• [EXERCISE TASK]: Leave out the pictures and set down exactly the lines from the start of the listing through the one with "R_DOT = 152", both included.

+++++

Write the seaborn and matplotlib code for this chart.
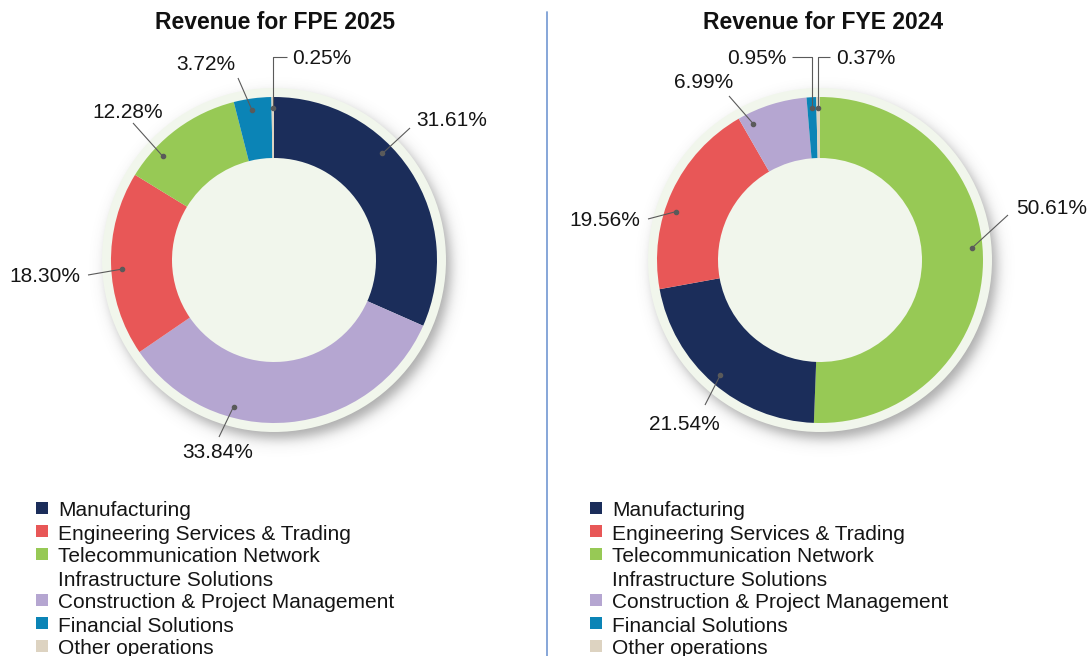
import numpy as np
import matplotlib
matplotlib.use("Agg")
import matplotlib.pyplot as plt
import seaborn as sns
from matplotlib.patches import Circle, Rectangle

# ---------------- data ----------------
categories = ["Manufacturing",
              "Engineering Services & Trading",
              "Telecommunication Network\nInfrastructure Solutions",
              "Construction & Project Management",
              "Financial Solutions",
              "Other operations"]
fpe_2025 = [31.61, 18.30, 12.28, 33.84, 3.72, 0.25]
fye_2024 = [21.54, 19.56, 50.61, 6.99, 0.95, 0.37]
titles = ["Revenue for FPE 2025", "Revenue for FYE 2024"]
# clockwise order of slices starting from 12 o'clock
order_fpe = [0, 3, 1, 2, 4, 5]
order_fye = [2, 0, 1, 3, 4, 5]

# ---------------- style ----------------
sns.set_theme(style="white")
plt.rcParams['font.family'] = ['Liberation Sans', 'DejaVu Sans']
palette = sns.color_palette(["#1b2d5a", "#e85757", "#97c955",
                             "#b5a6d1", "#0b84b6", "#ddd3c1"])
RING_BG = "#f1f6ec"
TEXT_C = "#151515"
LEADER_C = "#5a5a5a"

W, H = 1088, 656
R_OUT, R_IN, R_BG = 163, 102, 172
R_DOT = 152

# label layout (pixel offsets from donut centre, y down): anchor fraction in wedge,
# leader end, text anchor, alignment, elbow leader
layout_fpe = {
    0: dict(frac=0.40, end=(136, -132), text=(142, -142), ha="left"),
    3: dict(frac=0.67, end=(-55, 177), text=(-56, 190), ha="center"),
    1: dict(frac=0.47, end=(-186, 15), text=(-194, 15), ha="right"),
    2: dict(frac=0.26, end=(-141, -137), text=(-146, -150), ha="center"),
    4: dict(frac=0.44, end=(-36, -182), text=(-68, -198), ha="center"),
    5: dict(frac=0.50, end=(13, -203), text=(18, -203), ha="left", elbow=True),
}
layout_fye = {
    2: dict(frac=0.47, end=(188, -45), text=(196, -53), ha="left"),
    0: dict(frac=0.50, end=(-115, 145), text=(-136, 162), ha="center"),
    1: dict(frac=0.41, end=(-172, -41), text=(-180, -42), ha="right"),
    3: dict(frac=0.15, end=(-91, -164), text=(-116, -180), ha="center"),
    4: dict(frac=0.50, end=(-28, -203), text=(-33, -203), ha="right", elbow=True),
    5: dict(frac=0.50, end=(10, -203), text=(16, -203), ha="left", elbow=True),
}

charts = [
    dict(values=fpe_2025, order=order_fpe, center=(274, 260), title=titles[0],
         title_x=275, legend_x=36, layout=layout_fpe),
    dict(values=fye_2024, order=order_fye, center=(820, 260), title=titles[1],
         title_x=823, legend_x=590, layout=layout_fye),
]

fig = plt.figure(figsize=(W / 100, H / 100), dpi=100)
ax = fig.add_axes([0, 0, 1, 1])


def P(px, py):
    return px, H - py


CAP = 7.5  # half cap-height in px (15pt text)

for ch in charts:
    cx, cy = ch["center"]
    vals = [ch["values"][i] for i in ch["order"]]
    cols = [palette[i] for i in ch["order"]]

    # soft drop shadow (lower right)
    gx = np.arange(cx - 200, cx + 201)
    gy = np.arange(cy - 200, cy + 201)
    XX, YY = np.meshgrid(gx, gy)
    d = np.hypot(XX - (cx + 5), YY - (cy + 7))
    alpha = 0.5 / (1 + np.exp((d - R_BG) / 3.8))
    img = np.zeros(XX.shape + (4,))
    img[..., :3] = 0.33
    img[..., 3] = alpha
    ax.imshow(img, extent=(gx[0], gx[-1], H - gy[-1], H - gy[0]),
              origin="upper", zorder=0, interpolation="bilinear")

    ax.add_patch(Circle(P(cx, cy), R_BG, facecolor=RING_BG, edgecolor="none", zorder=1))

    wedges, _ = ax.pie(vals, colors=cols, startangle=90, counterclock=False,
                       radius=R_OUT, center=P(cx, cy), frame=True,
                       wedgeprops=dict(width=R_OUT - R_IN, linewidth=0))
    for w in wedges:
        w.set_zorder(2)

    cum = np.concatenate([[0], np.cumsum(vals)]) / sum(vals) * 360
    for k, idx in enumerate(ch["order"]):
        lay = ch["layout"][idx]
        theta = np.deg2rad(cum[k] + lay["frac"] * (cum[k + 1] - cum[k]))
        dx_, dy_ = R_DOT * np.sin(theta), -R_DOT * np.cos(theta)
        dot = (cx + dx_, cy + dy_)
        end = (cx + lay["end"][0], cy + lay["end"][1])
        if lay.get("elbow"):
            pts = [dot, (dot[0], end[1]), end]
        else:
            pts = [dot, end]
        xs = [p[0] for p in pts]
        ys = [H - p[1] for p in pts]
        ax.plot(xs, ys, color=LEADER_C, lw=0.8, zorder=3, solid_capstyle="butt")
        ax.plot([xs[0]], [ys[0]], "o", ms=3.0, color=LEADER_C, zorder=4)
        tx, ty = cx + lay["text"][0], cy + lay["text"][1]
        ax.text(*P(tx, ty + CAP), f"{ch['values'][idx]:.2f}%", ha=lay["ha"],
                va="baseline", fontsize=15, color=TEXT_C, zorder=5)

    # title
    ax.text(*P(ch["title_x"], 29), ch["title"], ha="center", va="baseline",
            fontsize=16.5, fontweight="bold", color="#111111")

    # legend
    row = 0
    for i, name in enumerate(categories):
        y = 509 + 23 * row
        ax.add_patch(Rectangle((ch["legend_x"], H - (y + 5)), 12, 12,
                               facecolor=palette[i], edgecolor="none"))
        for j, line in enumerate(name.split("\n")):
            yy = 509 + 23 * (row + j)
            ax.text(*P(ch["legend_x"] + 22, yy + CAP), line, ha="left",
                    va="baseline", fontsize=15, color=TEXT_C)
        row += len(name.split("\n"))

# divider
ax.plot([547, 547], [H - 12, 0], color="#7d9fd5", lw=1.3)

ax.set_xlim(0, W)
ax.set_ylim(0, H)
ax.set_aspect("auto")
ax.axis("off")

fig.savefig("out.png", dpi=100, facecolor="white")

+++++

• [REPLY TO THE TASK]:
Write the seaborn and matplotlib code for this chart.
import numpy as np
import matplotlib
matplotlib.use("Agg")
import matplotlib.pyplot as plt
import seaborn as sns
from matplotlib.patches import Circle, Rectangle

# ---------------- data ----------------
categories = ["Manufacturing",
              "Engineering Services & Trading",
              "Telecommunication Network\nInfrastructure Solutions",
              "Construction & Project Management",
              "Financial Solutions",
              "Other operations"]
fpe_2025 = [31.61, 18.30, 12.28, 33.84, 3.72, 0.25]
fye_2024 = [21.54, 19.56, 50.61, 6.99, 0.95, 0.37]
titles = ["Revenue for FPE 2025", "Revenue for FYE 2024"]
# clockwise order of slices starting from 12 o'clock
order_fpe = [0, 3, 1, 2, 4, 5]
order_fye = [2, 0, 1, 3, 4, 5]

# ---------------- style ----------------
sns.set_theme(style="white")
plt.rcParams['font.family'] = ['Liberation Sans', 'DejaVu Sans']
palette = sns.color_palette(["#1b2d5a", "#e85757", "#97c955",
                             "#b5a6d1", "#0b84b6", "#ddd3c1"])
RING_BG = "#f1f6ec"
TEXT_C = "#151515"
LEADER_C = "#5a5a5a"

W, H = 1088, 656
R_OUT, R_IN, R_BG = 163, 102, 172
R_DOT = 152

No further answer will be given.